Collected data:

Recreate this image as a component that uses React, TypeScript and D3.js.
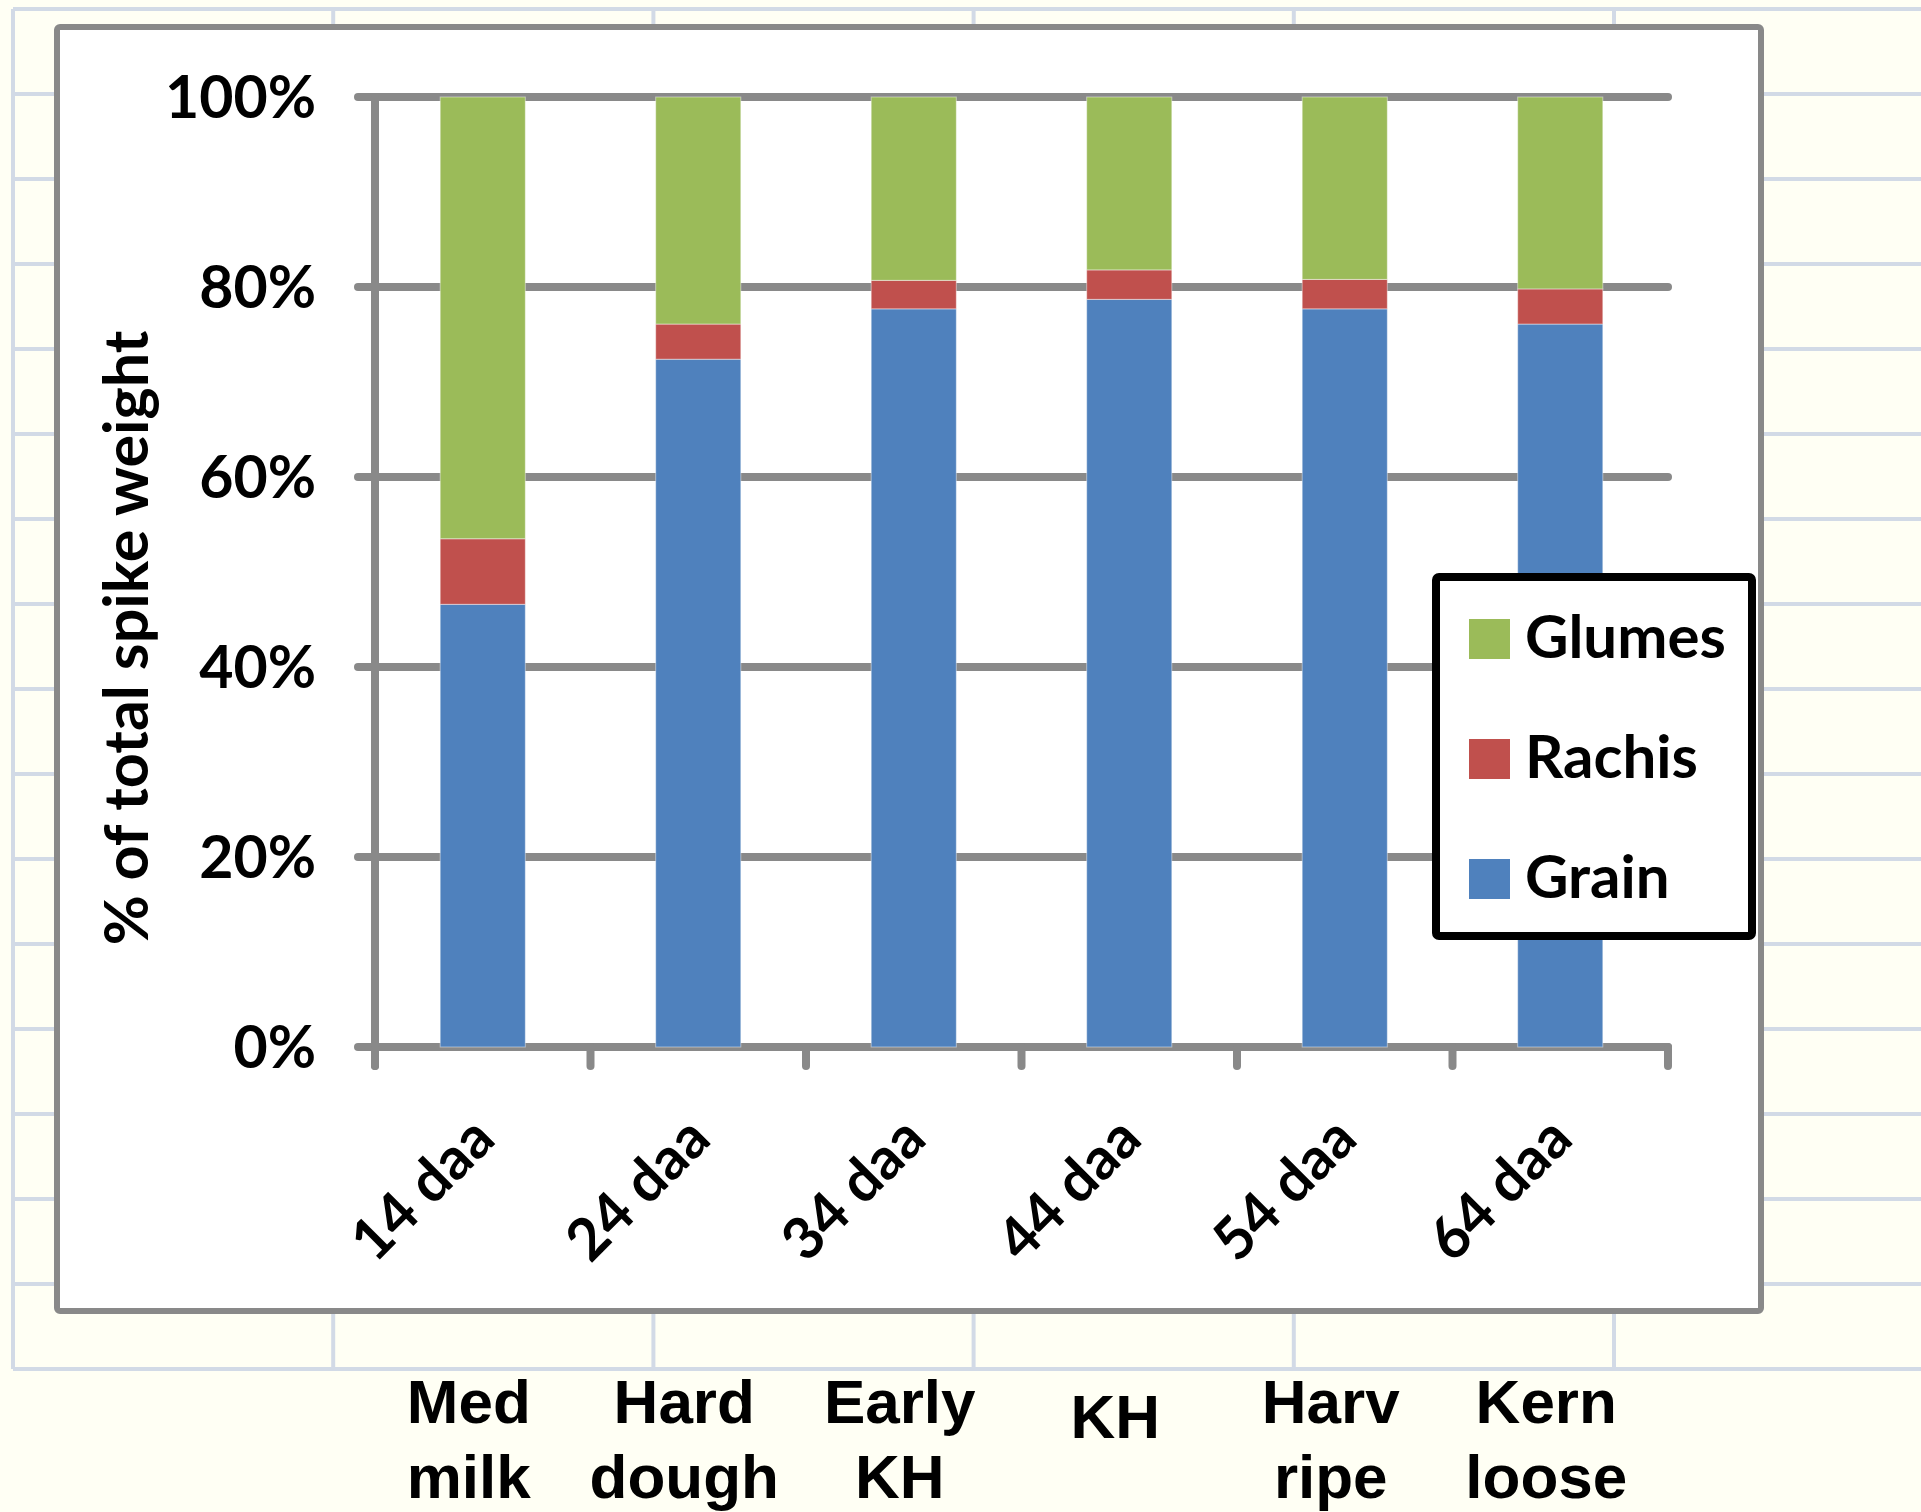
import React from "react";
import * as d3 from "d3";

const categories = ["14 daa", "24 daa", "34 daa", "44 daa", "54 daa", "64 daa"];
const stageLabels = [["Med", "milk"], ["Hard", "dough"], ["Early", "KH"], ["KH"], ["Harv", "ripe"], ["Kern", "loose"]];
const grain = [46.6, 72.4, 77.7, 78.7, 77.7, 76.1];
const rachis = [6.9, 3.7, 3.0, 3.1, 3.1, 3.7];
const glumes = [46.5, 23.9, 19.3, 18.2, 19.2, 20.2];
const seriesKeys = ["Grain", "Rachis", "Glumes"];
const legendOrder = ["Glumes", "Rachis", "Grain"];
const yTicks = [0, 0.2, 0.4, 0.6, 0.8, 1.0];
const yTitle = "% of total spike weight";

const colors: Record<string, string> = {
  Grain: "#4F81BD",
  Rachis: "#C0504D",
  Glumes: "#9BBB59",
};

const W = 1921;
const H = 1512;
const CAL = "Lato, 'Open Sans', sans-serif";
const ARIAL = "'Liberation Sans', Arial, sans-serif";

export default function App() {
  const rows = categories.map((c, i) => ({
    cat: c,
    Grain: grain[i] / 100,
    Rachis: rachis[i] / 100,
    Glumes: glumes[i] / 100,
  }));
  const stack = d3.stack<any>().keys(seriesKeys);
  const stacked = stack(rows);

  const x = d3
    .scaleBand<string>()
    .domain(categories)
    .range([375, 1668])
    .paddingInner(0.605)
    .paddingOuter(0.3025);
  const y = d3.scaleLinear().domain([0, 1]).range([1047, 97]);
  const fmt = d3.format(".0%");
  const [x0, x1] = x.range();
  const step = x.step();
  const bw = x.bandwidth();
  const grid = "#898989";

  // spreadsheet background lines
  const rowLines = d3.range(0, 17).map((k) => 9 + k * 85);
  const colLines = d3.range(0, 6).map((k) => 13 + k * 320.2);

  return (
    <svg
      width={W}
      height={H}
      style={{ position: "absolute", left: 0, top: 0, display: "block" }}
      xmlns="http://www.w3.org/2000/svg"
    >
      <rect x={0} y={0} width={W} height={H} fill="#FFFFF4" />
      {rowLines.map((ry, i) => (
        <line key={"r" + i} x1={13} x2={W} y1={ry} y2={ry} stroke="#D2DAE6" strokeWidth={4} />
      ))}
      {colLines.map((cx, i) => (
        <line key={"c" + i} x1={cx} x2={cx} y1={9} y2={1369} stroke="#D2DAE6" strokeWidth={4} />
      ))}

      {/* chart area */}
      <rect x={57} y={27} width={1704} height={1284} rx={3} fill="#FFFFFF" stroke="#898989" strokeWidth={6} />

      {/* gridlines */}
      {yTicks.map((t) => (
        <line
          key={"g" + t}
          x1={x0 - 17}
          x2={x1}
          y1={y(t)}
          y2={y(t)}
          stroke={grid}
          strokeWidth={8}
          strokeLinecap="round"
        />
      ))}
      {/* y axis */}
      <line x1={x0} x2={x0} y1={y(1)} y2={y(0) + 19} stroke={grid} strokeWidth={8} strokeLinecap="round" />
      {/* x ticks */}
      {d3.range(0, categories.length + 1).map((k) => (
        <line
          key={"t" + k}
          x1={x0 + k * step}
          x2={x0 + k * step}
          y1={y(0)}
          y2={y(0) + 19}
          stroke={grid}
          strokeWidth={8}
          strokeLinecap="round"
        />
      ))}

      {/* bars */}
      {stacked.map((s) => (
        <g key={s.key} fill={colors[s.key]}>
          {s.map((d, i) => (
            <rect
              key={i}
              x={x(categories[i])}
              width={bw}
              y={y(d[1])}
              height={y(d[0]) - y(d[1])}
              stroke="rgba(255,255,255,0.45)"
              strokeWidth={1}
            />
          ))}
        </g>
      ))}

      {/* y tick labels */}
      {yTicks.map((t) => (
        <text
          key={"yl" + t}
          x={316}
          y={y(t)}
          dy="0.36em"
          textAnchor="end"
          fontFamily={CAL}
          fontWeight={700}
          fontSize={59}
          fill="#000"
        >
          {fmt(t)}
        </text>
      ))}

      {/* y title */}
      <text
        transform={`translate(126,638) rotate(-90)`}
        textAnchor="middle"
        dy="0.36em"
        fontFamily={CAL}
        fontWeight={700}
        fontSize={61}
        fill="#000"
      >
        {yTitle}
      </text>

      {/* x tick labels rotated */}
      {categories.map((c) => {
        const cx = (x(c) as number) + bw / 2;
        const cy = 1127;
        return (
          <text
            key={"xl" + c}
            transform={`translate(${cx},${cy}) rotate(-45)`}
            textAnchor="end"
            dy="0.36em"
            fontFamily={CAL}
            fontWeight={700}
            fontSize={58}
            fill="#000"
          >
            {c}
          </text>
        );
      })}

      {/* stage labels below */}
      {stageLabels.map((lines, i) => {
        const cx = (x(categories[i]) as number) + bw / 2 - 14;
        const ys = lines.length === 2 ? [1423, 1498] : [1438];
        return (
          <text
            key={"st" + i}
            textAnchor="middle"
            fontFamily={ARIAL}
            fontWeight={700}
            fontSize={62}
            fill="#000"
          >
            {lines.map((ln, j) => (
              <tspan key={j} x={cx} y={ys[j]}>
                {ln}
              </tspan>
            ))}
          </text>
        );
      })}

      {/* legend */}
      <g>
        <rect x={1436} y={577} width={316} height={359} rx={3} fill="#FFFFFF" stroke="#000" strokeWidth={8} />
        {legendOrder.map((k, i) => (
          <g key={"lg" + k}>
            <rect x={1469} y={619 + i * 120} width={41} height={40} fill={colors[k]} />
            <text
              x={1525}
              y={658 + i * 120}
              fontFamily={CAL}
              fontWeight={700}
              fontSize={60}
              fill="#000"
            >
              {k}
            </text>
          </g>
        ))}
      </g>
    </svg>
  );
}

Given task:
Return every line above in which the string "React" occurs.

In response:
Recreate this image as a component that uses React, TypeScript and D3.js.
import React from "react";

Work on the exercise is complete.